L’imperatore Adriano, noto per il suo amore per la filosofia greca e per i suoi lunghi anni di regno, nei quali consolidò le frontiere dell’Impero Romano, ebbe un favorito, chiamato Antinoo.
Il giovane, originario della Bitinia (regione dell’Asia minore), raggiunse Roma molto giovane, per completare la sua istruzione nella capitale dell’Impero.
Ben presto, divenuto famoso per la sua straordinaria bellezza, venne introdotto nella corte dell’imperatore.
Molti biografi, sia antichi che moderni, hanno descritto il rapporto tra l’imperatore e il suo giovane amante nella formula della “pedarastia”, assai diffusa e comune nel mondo antico: un uomo adulto prende come amante e allievo un giovane, istruendolo nelle scienze e nella filosofia.
Le testimonianze antiche raccontano di come Adriano volesse essere seguito in ciascuno dei suoi viaggi da Antinoo, preferendo la sua compagnia a quella di chiunque altro.

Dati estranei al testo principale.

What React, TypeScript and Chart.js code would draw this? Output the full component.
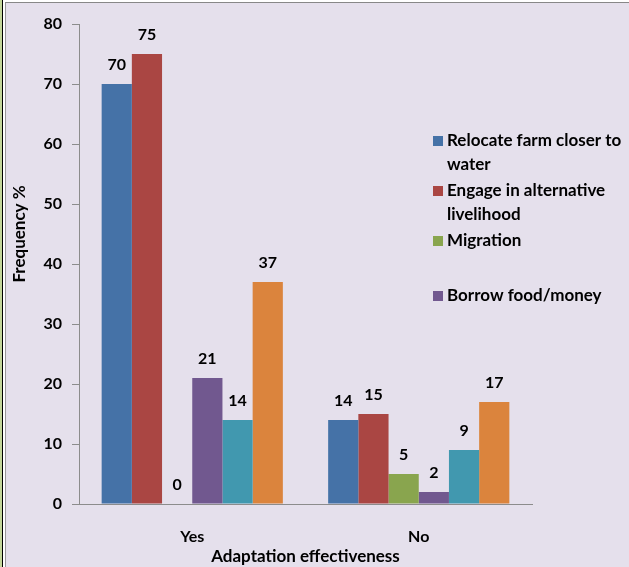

Non ci stupisce, allora, sapere di come l’improvvisa morte del giovane, avvenuta durante un viaggio sul Nilo, nel 130 (Antinoo aveva allora circa 20 anni), possa aver sconvolto l’imperatore.
Sulla morte di Antinoo, ancora avvolta nel mistero, circolano tre ipotesi:
-il giovane potrebbe essere annegato, in un tragico incidente;
-Antinoo potrebbe essere stato vittima di una congiura di palazzo, orchestrata per eliminarlo da parte dei suoi nemici;
La terza ipotesi, quella più suggestiva, sostiene che la fine del bellissimo giovane sia dovuta ad un vero e proprio sacrificio umano, celebrato in favore dell’imperatore.
Adriano, infatti, era da tempo malato e oramai anziano. L’imperatore-filosofo era un seguace dei culti misterici eleusini, che fece celebrare ad Atene.
Dobbiamo poi ricordare come gli imperatori romani reggessero le insegne dei faraoni, facendo propria la cultura egizia e soprattutto quella greco ellenistica, tanto amata proprio da Adriano.
Questo sacrificio potrebbe essere avvenuto per contrastare un’incombente minaccia: un astrologo aveva infatti previsto la prossima morte dell’imperatore.
Molti commentatori dell’epoca riportano infatti che nel secondo secolo fosse consuetudine, tanto nella celebrazione dei Misteri quanto nella tradizione egizia, ritenere che la morte di un individuo, sacrificato, potesse direttamente allungare la vita e migliorare la salute del destinatario.
Secondo questa ipotesi, la morte di Antinoo sarebbe stata volontaria, dettata dalla volontà di salvare la vita di Adriano.
Cassio Dione Cocceiano e Sesto Aurelio Vittore, autori dell’epoca, riaffermano questa tesi.
L’imperatore, sconvolto dalla perdita del giovane, lo fece mummificare ed elevare al rango di divinità, in Egitto nelle vesti di Osiride, nel resto dell’impero nelle vesti di varie divinità minori.
Per Antinoo venne fondata una città e creata una costellazione, a lungo rimasta famosa nel cielo.
Cosa possiamo leggere in questa ipotesi del sacrificio?
Pare evidente il tentativo, desiderato tanto da Antinoo quanto da Adriano, di fare “Uno”: la morte del giovane non avrebbe sancito la sua scomparsa, quanto la continuazione della sua vita nel corpo, reso di nuovo giovane e forte, dell’imperatore.
Si tratta di un fantasma comune nell’amore: il tentativo di fare “Uno” con l’altro, di divenire una cosa sola, di cancellare ogni differenza e discontinuità.
Per questo, dopo un rapido e acceso fuoco di passione, spesso gli amori si spengono: perché incontrano la disillusione dell’“Uno”, la radicale impossibilità di coincidere.
Essere “Uno” con l’altro è destinato ad essere un fantasma, la prima minaccia alla continuità dell’amore.